We watched Ex Machina yesterday. Good movie. I like most of it, except the last 10-15 mins. But, as with most Sci-Fi movies lately, the thing I find most valuable on them is the ethical, moral and philosophical questions it raises.

In the same way that good developers eventually understand that making software is all about people, not languages or frameworks, but people, I think most well developed near-future scenarios confront us with technology’s ultimate consequence: a deep questioning of what it means to be human.

If the Singularity demonstrates that consciousness is something we can build, and the foundation for identity and for well… existence, what purpose does this existence serve?. If final automation of mining, farming, transportation and retail make almost every human unemployable (and don’t fool yourself, this will happen), what will we do with our -constantly extended- time? How will we be able to have a meaningful life? If science and technology enable humans to be born in another galaxy and never experience life on Earth, how will that affect our self-image? When no one can argue we are all in the same boat anymore, how will human identity be fragmented?

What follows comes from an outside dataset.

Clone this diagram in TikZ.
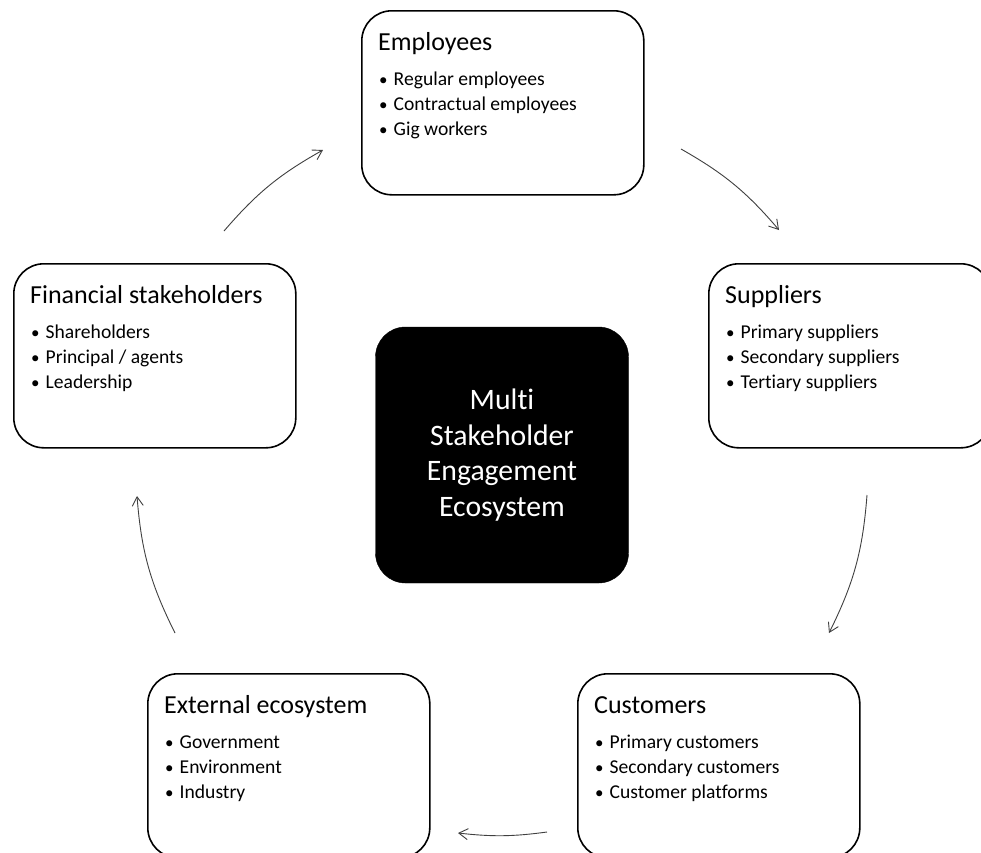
\documentclass[tikz,border=0pt]{standalone}
\usepackage{fontspec}
\setmainfont{Carlito}[Ligatures=NoCommon]
\usetikzlibrary{arrows.meta}
\tikzset{
  bigbox/.style={draw=black, line width=1.6pt, rounded corners=30pt, minimum width=282pt, minimum height=184pt, inner sep=0pt, fill=white},
  hubbox/.style={fill=black, draw=black, rounded corners=30pt, minimum width=253pt, minimum height=256pt, inner sep=0pt, text=white, align=center, font=\fontsize{29.7}{35.5}\selectfont},
  titletext/.style={inner sep=0pt, font=\fontsize{26}{30}\selectfont, text=black},
  itemtext/.style={inner sep=0pt, font=\fontsize{19.6}{25}\selectfont, text=black},
  flow/.style={draw=black!75, line width=0.9pt, -{Straight Barb[length=9pt,width=11pt]}}
}
\newcommand\bul{\makebox[14.5pt][l]{\fontsize{17}{25}\selectfont •}}
\newcommand\stkbox[7]{%
  \node[bigbox, anchor=north west] (#1) at (#2,#3) {};
  \node[titletext, anchor=base west] (#1-t) at ([xshift=17pt,yshift=-40pt]#1.north west) {#4};
  \node[itemtext, anchor=base west] (#1-a) at ([xshift=18pt,yshift=-75pt]#1.north west) {\bul #5};
  \node[itemtext, anchor=base west] (#1-b) at ([xshift=18pt,yshift=-100pt]#1.north west) {\bul #6};
  \node[itemtext, anchor=base west] (#1-c) at ([xshift=18pt,yshift=-125pt]#1.north west) {\bul #7};
}
\begin{document}
\begin{tikzpicture}[x=1pt, y=-1pt]
\useasboundingbox (0,0) rectangle (981,852);
\clip (0,0) rectangle (981,852);
\fill[white] (0,0) rectangle (981,852);

\stkbox{emp}{361}{10}{Employees}{Regular employees}{Contractual employees}{Gig workers}
\stkbox{sup}{708}{263}{Suppliers}{Primary suppliers}{Secondary suppliers}{Tertiary suppliers}
\stkbox{fin}{13}{263}{Financial stakeholders}{Shareholders}{Principal / agents}{Leadership}
\stkbox{cus}{577}{673}{Customers}{Primary customers}{Secondary customers}{Customer platforms}
\stkbox{ext}{147}{673}{External ecosystem}{Government}{Environment}{Industry}

\node[hubbox] (hub) at (502,455) {Multi\\Stakeholder\\Engagement\\Ecosystem};

\coordinate (a1s) at (224,231); \coordinate (a1e) at (323,150);
\coordinate (a2s) at (681,149); \coordinate (a2e) at (779,230);
\coordinate (a3s) at (867,495); \coordinate (a3e) at (829,633);
\coordinate (a4s) at (547,832); \coordinate (a4e) at (458,833);
\coordinate (a5s) at (175,633); \coordinate (a5e) at (137,496);

\draw[flow] (a1s) to[bend left=10] (a1e);
\draw[flow] (a2s) to[bend left=10] (a2e);
\draw[flow] (a3s) to[bend left=11] (a3e);
\draw[flow] (a4s) to[bend left=7] (a4e);
\draw[flow] (a5s) to[bend left=11] (a5e);
\end{tikzpicture}
\end{document}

And this train of thought brings us to old, familiar stations we have visited for millennia, because they all revolve about the essence of being human. Because technology, both figuratively and literally, is our collective effort to throw a tiny probe into deep space hoping to get something other than selfies of our vital ignorance. Because software is our gift to machines, the language, the interior voice they will eventually use to interrogate themselves. To make the same questions we have been making with the hope that maybe together we’ll find answers.